The co-owner of the Philadelphia Inquirer was among seven people killed in a plane crash on Saturday in Massachusetts.
Inquirer editor Bill Marimow told his newspaper that 72-year-old Lewis Katz was on board the Gulfstream IV private jet headed for Atlantic City.
The Boston Globe reports the plane caught fire shortly after it took off. The paper adds:
“The plane exploded in a blast that sent a fireball and a large plume of black smoke into the air, said Bedford resident Jeff Patterson, 43, who lives beside the runway. The flames rose 60 feet in the air, he said. His 14-year-old son, Jared, said the explosion rattled the house.
” ‘I heard a big boom, and I thought at the time that someone was trying to break into my house because it shook it,’ said Jared Patterson. ‘I thought someone was, like, banging on the door trying to get in.’
“Firefighters arrived quickly at the scene and were able to extinguish the flames in a short time, the Pattersons said. Still, the damage to the plane was extensive.”
The Inquirer has more on Katz:
“Katz made his fortune investing in the Kinney Parking empire and the Yankees Entertainment and Sports Network in New York. He once owned the NBA’s New Jersey Nets and the NHL’s New Jersey Devils and is a major donor to Temple University, his alma mater.
” ‘Lewis Katz was an exceptional man, whose presence enriched the lives of everyone he came in contact with,’ said Marimow, the Inquirer’s editor. ‘He never forgot his friends or his roots, giving back generously to the city of Camden, Temple University, Dickinson College’s law school, the Boys & Girls Clubs of America, and countless other organizations.
” ‘He loved his family and his friends and they loved him back in return.
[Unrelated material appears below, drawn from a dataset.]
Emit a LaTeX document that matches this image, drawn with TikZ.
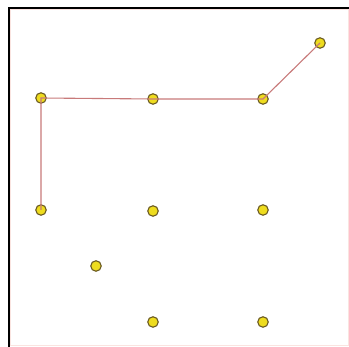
\documentclass[tikz,border=0pt]{standalone}
\begin{document}
\begin{tikzpicture}[x=1pt,y=-1pt,
  dot/.style={circle,draw=dotedge,fill=dotfill,line width=1.1pt,minimum size=10.5pt,inner sep=0pt},
  link/.style={draw=linkred,line width=1.1pt}]
\definecolor{dotfill}{HTML}{EEDC1E}
\definecolor{dotedge}{HTML}{6A5A22}
\definecolor{linkred}{HTML}{C87A7A}
\definecolor{pinkedge}{HTML}{FAE4E0}
\useasboundingbox (0,0) rectangle (349,347);
\fill[white] (0,0) rectangle (349,347);
\draw[pinkedge,line width=1pt] (10.5,9.5) rectangle (348,345.5);
\draw[black,line width=2pt] (9,347) -- (9,8) -- (349,8);
\node[dot] (A) at (41,98) {};
\node[dot] (B) at (153,99) {};
\node[dot] (C) at (263,99) {};
\node[dot] (D) at (320,43) {};
\node[dot] (E) at (41,210) {};
\node[dot] (F) at (153,211) {};
\node[dot] (G) at (263,210) {};
\node[dot] (H) at (96,266) {};
\node[dot] (I) at (153,322) {};
\node[dot] (J) at (263,322) {};
\draw[link] (E.center) -- (A.center) -- (B.center) -- (C.center) -- (D.center);
\end{tikzpicture}
\end{document}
We’ve lost a great friend.’ ”
Update at 10:54 a.m. ET. ‘Incomprehensible’ Grief:
Drew Katz, Lewis Katz’s son, said in a statement that his father’s sudden death has brought “an incomprehensible amount of grief.”
“My father was my best friend. He taught me everything. He never forgot where and how he grew up, and he worked tirelessly to support his community in countless ways that were seen and unseen. He loved his native city of Camden and his adopted home of Philadelphia. He believed in strengthening education through his founding of charter schools, his support of the Boys & Girls Clubs and his generosity to his alma maters, Temple University and Dickinson Law School. But his greatest accomplishment by far was being the most amazing father to my sister and me, and grandparent to his four grandchildren.
“His sudden passing adds to our family’s grief over the recent passing of our beloved mother, Marjorie Katz. We will miss both of them tremendously but will work to carry on the enormous legacy that they both created.”